» Exercise task:
Filter the records below and copy every line containing the word "that".

── Input material ──

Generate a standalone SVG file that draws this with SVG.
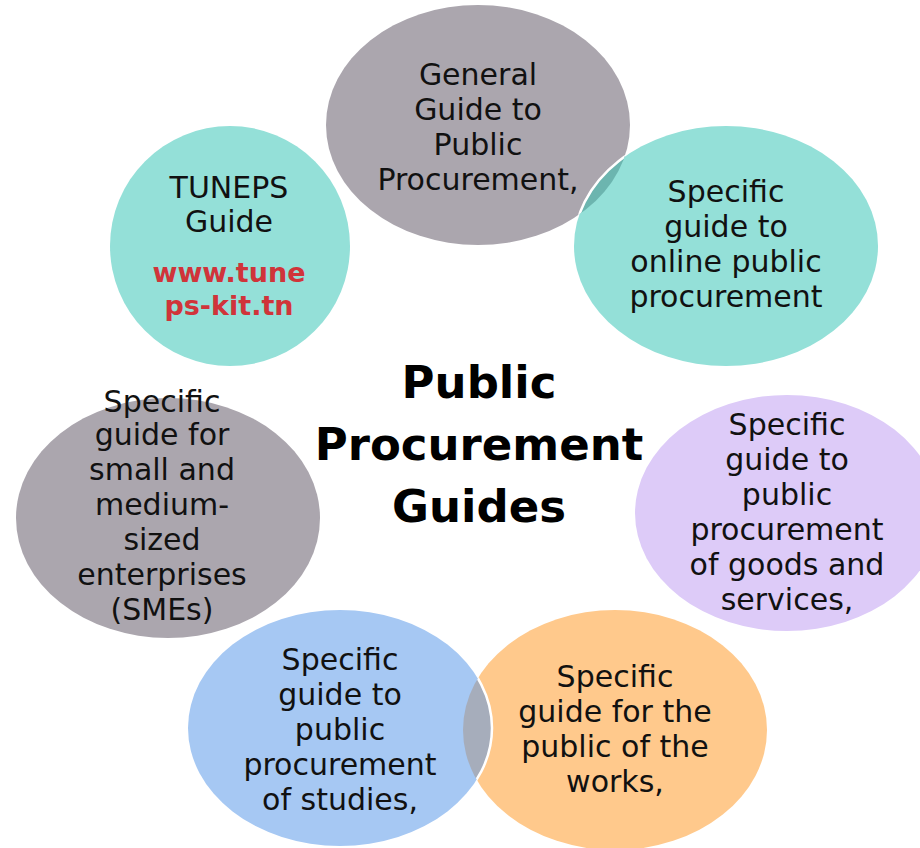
<svg xmlns="http://www.w3.org/2000/svg" width="920" height="848" viewBox="0 0 920 848">
<defs>
<style>
.t{font-family:"DejaVu Sans","Liberation Sans",sans-serif;font-size:30px;fill:#111;text-anchor:middle}
.r{font-family:"DejaVu Sans","Liberation Sans",sans-serif;font-size:27px;font-weight:bold;fill:#D0343A;text-anchor:middle}
.h{font-family:"DejaVu Sans","Liberation Sans",sans-serif;font-size:45px;font-weight:bold;fill:#000;text-anchor:middle}
</style>
<clipPath id="cGray"><ellipse cx="478" cy="125" rx="152" ry="120"/></clipPath>
<clipPath id="cOrange"><ellipse cx="615" cy="730" rx="152" ry="120"/></clipPath>
</defs>
<rect width="920" height="848" fill="#fff"/>
<g id="node-general">
<ellipse cx="478" cy="125" rx="152" ry="120" fill="#ABA6AE"/>
</g>
<g id="node-online">
<ellipse cx="726" cy="246" rx="152" ry="120" fill="#94E0D8"/>
</g>
<g id="node-goods">
<ellipse cx="787" cy="513" rx="152" ry="118" fill="#DDCBF8"/>
</g>
<g id="node-works">
<ellipse cx="615" cy="730" rx="152" ry="120" fill="#FFC98C"/>
</g>
<g id="node-studies">
<ellipse cx="340" cy="728" rx="152" ry="118" fill="#A6C8F3"/>
</g>
<g id="node-smes">
<ellipse cx="168" cy="518" rx="152" ry="120" fill="#ABA6AE"/>
</g>
<g id="node-tuneps">
<circle cx="230" cy="246" r="120" fill="#94E0D8"/>
</g>
<g id="overlaps">
<ellipse cx="726" cy="246" rx="152" ry="120" fill="#6CB5AF" clip-path="url(#cGray)"/>
<ellipse cx="726" cy="246" rx="152" ry="120" fill="none" stroke="#fff" stroke-width="2.5" clip-path="url(#cGray)"/>
<ellipse cx="340" cy="728" rx="152" ry="118" fill="#A6ADBB" clip-path="url(#cOrange)"/>
<ellipse cx="340" cy="728" rx="152" ry="118" fill="none" stroke="#fff" stroke-width="2.5" clip-path="url(#cOrange)"/>
</g>
<g id="labels">
<text class="t" x="478"><tspan x="478" y="85">General</tspan><tspan x="478" y="120">Guide to</tspan><tspan x="478" y="155">Public</tspan><tspan x="478" y="190">Procurement,</tspan></text>
<text class="t"><tspan x="726" y="202">Specific</tspan><tspan x="726" y="237">guide to</tspan><tspan x="726" y="272">online public</tspan><tspan x="726" y="307">procurement</tspan></text>
<text class="t"><tspan x="229" y="198">TUNEPS</tspan><tspan x="229" y="232">Guide</tspan></text>
<text class="r"><tspan x="229" y="282">www.tune</tspan><tspan x="229" y="315">ps-kit.tn</tspan></text>
<text class="t"><tspan x="162" y="412">Specific</tspan><tspan x="162" y="445">guide for</tspan><tspan x="162" y="480">small and</tspan><tspan x="162" y="515">medium-</tspan><tspan x="162" y="550">sized</tspan><tspan x="162" y="585">enterprises</tspan><tspan x="162" y="620">(SMEs)</tspan></text>
<text class="t"><tspan x="787" y="435">Specific</tspan><tspan x="787" y="470">guide to</tspan><tspan x="787" y="505">public</tspan><tspan x="787" y="540">procurement</tspan><tspan x="787" y="575">of goods and</tspan><tspan x="787" y="610">services,</tspan></text>
<text class="t"><tspan x="340" y="670">Specific</tspan><tspan x="340" y="705">guide to</tspan><tspan x="340" y="740">public</tspan><tspan x="340" y="775">procurement</tspan><tspan x="340" y="810">of studies,</tspan></text>
<text class="t"><tspan x="615" y="687">Specific</tspan><tspan x="615" y="722">guide for the</tspan><tspan x="615" y="757">public of the</tspan><tspan x="615" y="792">works,</tspan></text>
<text class="h"><tspan x="479" y="398">Public</tspan><tspan x="479" y="460">Procurement</tspan><tspan x="479" y="522">Guides</tspan></text>
</g>
</svg>
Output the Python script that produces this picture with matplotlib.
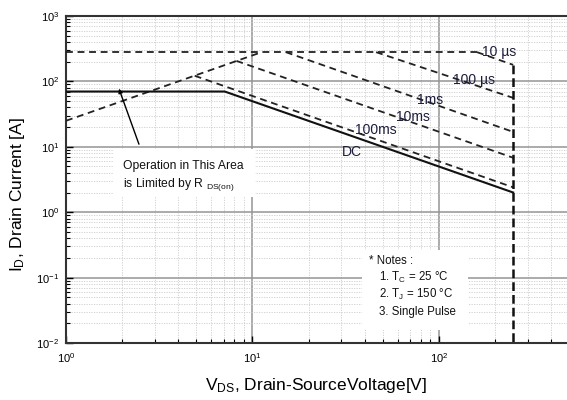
import matplotlib
matplotlib.use('Agg')
import matplotlib.pyplot as plt
from matplotlib.patches import Rectangle

plt.rcParams['font.family'] = ['Liberation Sans', 'DejaVu Sans']
plt.rcParams['mathtext.default'] = 'regular'

# ---- data ----
# R_DS(on) limit line (V, A)
rds_v = [1, 11.2]
rds_i = [25, 280]
# I_DM pulsed current limit
idm_v = [1, 160]
idm_i = [280, 280]
# SOA boundaries per pulse width
pulse_names = ['10 µs', '100 µs', '1ms', '10ms', '100ms', 'DC']
pulse_v = [[160, 250], [46, 250], [15.1, 250], [8.2, 250], [4.9, 250], [1, 7.1, 250]]
pulse_i = [[280, 179], [280, 56], [280, 16.9], [206, 6.8], [122, 2.4], [70, 70, 2.0]]
label_v = [170, 119, 76, 59, 35.4, 30.2]
label_i = [282, 105, 52, 28.7, 18.2, 8.4]
# V_DSS limit
vdss_v = [250, 250]
vdss_i = [179, 0.01]
# annotation arrow (tail, head)
arrow_v = [2.49, 1.9]
arrow_i = [10, 85]

notes = ['* Notes :', r'1. T$_C$ = 25 °C', r'2. T$_J$ = 150 °C', '3. Single Pulse']

fig = plt.figure(figsize=(5.67, 4.0), dpi=100)
ax = fig.add_axes([66 / 567, 57 / 400, 501 / 567, 327 / 400])
ax.set_xscale('log')
ax.set_yscale('log')
ax.set_xlim(1, 486)
ax.set_ylim(0.01, 1000)

ax.grid(which='major', color='#959595', lw=1.1, ls='-')
ax.grid(which='minor', color='#cccccc', lw=0.6, ls=(0, (1.5, 1.5)))

dash = (0, (3.8, 2.6))
lw = 1.3
ax.plot(rds_v, rds_i, color='#222', lw=lw, ls=dash, zorder=3)
ax.plot(idm_v, idm_i, color='#222', lw=lw, ls=dash, zorder=3)
for name, vv, ii in zip(pulse_names, pulse_v, pulse_i):
    if name == 'DC':
        ax.plot(vv, ii, color='#111', lw=1.5, ls='-', zorder=3)
    else:
        ax.plot(vv, ii, color='#222', lw=lw, ls=dash, zorder=3)
ax.plot(vdss_v, vdss_i, color='#111', lw=1.8, ls=(0, (3.5, 1.6)), zorder=3)

for name, lv, li in zip(pulse_names, label_v, label_i):
    ax.text(lv, li, name, ha='left', va='center', fontsize=10, color='#1c1c3c', zorder=4)

# Operation area annotation
ax.add_patch(Rectangle((0.094, 0.446), 0.283, 0.147, transform=ax.transAxes,
                       fc='white', ec='none', zorder=2))
ax.text(0.114, 0.541, 'Operation in This Area', transform=ax.transAxes,
        ha='left', va='center', fontsize=8.7, color='#111', zorder=4)
ax.text(0.114, 0.486, r'is Limited by R $_{DS(on)}$', transform=ax.transAxes,
        ha='left', va='center', fontsize=8.7, color='#111', zorder=4)
ax.annotate('', xy=(arrow_v[1], arrow_i[1]), xytext=(arrow_v[0], arrow_i[0]),
            arrowprops=dict(arrowstyle='-|>', color='black', lw=1.0, mutation_scale=6),
            zorder=4)

# Notes box
ax.add_patch(Rectangle((0.591, 0.04), 0.211, 0.244, transform=ax.transAxes,
                       fc='white', ec='none', zorder=2))
for k, line in enumerate(notes):
    ax.text(0.605 if k == 0 else 0.625, 0.251 - 0.052 * k, line, transform=ax.transAxes,
            ha='left', va='center', fontsize=8.3, color='#111', zorder=4)

for s in ['left', 'bottom', 'top']:
    ax.spines[s].set_linewidth(1.5)
    ax.spines[s].set_color('#333')
ax.spines['right'].set_visible(False)
ax.tick_params(which='both', direction='in', labelsize=8, top=False, right=False)
ax.tick_params(which='major', length=5, width=1)
ax.tick_params(which='minor', length=3, width=0.8)
ax.tick_params(axis='x', pad=6)
ax.tick_params(axis='y', pad=5)

ax.text(0.5, -0.10, r'$V_{DS}$, Drain-SourceVoltage[V]', transform=ax.transAxes,
        ha='center', va='top', fontsize=12.5)
ax.text(-0.096, 0.453, r'$I_D$, Drain Current [A]', transform=ax.transAxes,
        rotation=90, ha='center', va='center', fontsize=12.5)

fig.savefig('out.png', dpi=100)
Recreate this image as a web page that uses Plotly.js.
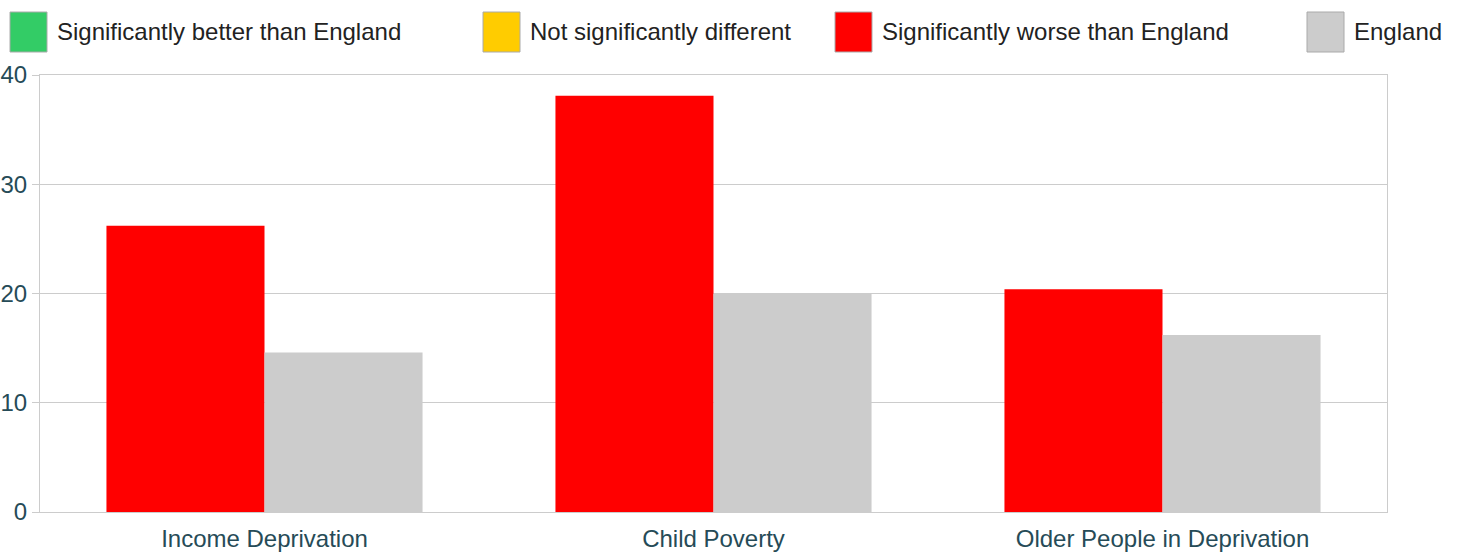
<!DOCTYPE html>
<html>
<head>
<meta charset="utf-8">
<script src="https://cdn.plot.ly/plotly-3.0.1.min.js"></script>
<style>
html,body{margin:0;padding:0;background:#fff;}
#chart{width:1459px;height:552px;}
</style>
</head>
<body>
<div id="chart"></div>
<script>
const categories = ["Income Deprivation", "Child Poverty", "Older People in Deprivation"];
const areaValues = [26.2, 38.1, 20.4];
const areaSignificance = ["worse", "worse", "worse"];
const englandValues = [14.6, 20.0, 16.2];
const legendLabels = ["Significantly better than England", "Not significantly different", "Significantly worse than England", "England"];
const legendColors = ["#33cc66", "#ffcc00", "#ff0000", "#cccccc"];
const significanceColors = {better: "#33cc66", similar: "#ffcc00", worse: "#ff0000"};
const yTicks = [0, 10, 20, 30, 40];

const FONT = "Liberation Sans, Arial, sans-serif";

const traces = [
  {
    type: "bar",
    name: "Area",
    x: categories,
    y: areaValues,
    marker: {color: areaSignificance.map(s => significanceColors[s]), line: {width: 0}},
    hoverinfo: "x+y",
    showlegend: false
  },
  {
    type: "bar",
    name: "England",
    x: categories,
    y: englandValues,
    marker: {color: "#cccccc", line: {width: 0}},
    hoverinfo: "x+y",
    showlegend: false
  }
];

// Legend drawn as boxes + labels
const legendBoxX = [10, 483, 835, 1307];
const shapes = [];
const annotations = [];
const W = 1459, H = 552;
const ml = 40, mr = 72, mt = 75, mb = 40;
const pw = W - ml - mr, ph = H - mt - mb;
function px2x(px){ return (px - ml) / pw; }
function py2y(py){ return 1 - (py - mt) / ph; }
legendLabels.forEach((lab, i) => {
  const x0 = legendBoxX[i];
  shapes.push({
    type: "rect", xref: "paper", yref: "paper",
    x0: px2x(x0), x1: px2x(x0 + 37), y0: py2y(52), y1: py2y(12),
    fillcolor: legendColors[i], line: {color: "#aaaaaa", width: 1}
  });
  annotations.push({
    xref: "paper", yref: "paper", x: px2x(x0 + 45), y: py2y(31),
    xanchor: "left", yanchor: "middle", showarrow: false,
    text: lab, font: {family: FONT, size: 24, color: "#222222"}
  });
});

const layout = {
  width: W, height: H,
  margin: {l: ml, r: mr, t: mt, b: mb, pad: 0},
  paper_bgcolor: "#ffffff",
  plot_bgcolor: "#ffffff",
  barmode: "group",
  bargap: 0.296,
  bargroupgap: 0,
  showlegend: false,
  font: {family: FONT, size: 24, color: "#264b57"},
  xaxis: {
    type: "category",
    showgrid: false,
    showline: true, linecolor: "#cccccc", linewidth: 1,
    mirror: true,
    ticks: "", ticklabelstandoff: 5,
    tickfont: {family: FONT, size: 24, color: "#264b57"},
    zeroline: false
  },
  yaxis: {
    range: [0, 40],
    tickvals: yTicks,
    ticktext: yTicks.map(String),
    showgrid: true, gridcolor: "#cccccc", gridwidth: 1,
    showline: true, linecolor: "#cccccc", linewidth: 1,
    mirror: true,
    ticks: "outside", ticklen: 7, tickcolor: "#cccccc",
    tickfont: {family: FONT, size: 24, color: "#264b57"},
    zeroline: true, zerolinecolor: "#999999", zerolinewidth: 1
  },
  shapes: shapes,
  annotations: annotations
};

Plotly.newPlot("chart", traces, layout, {displayModeBar: false, staticPlot: true});
</script>
</body>
</html>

───

» Solved problem:
Generate a standalone SVG file that draws this with SVG.
Output the Python script that produces this picture with matplotlib.
Recreate this image as a web page that uses Plotly.js.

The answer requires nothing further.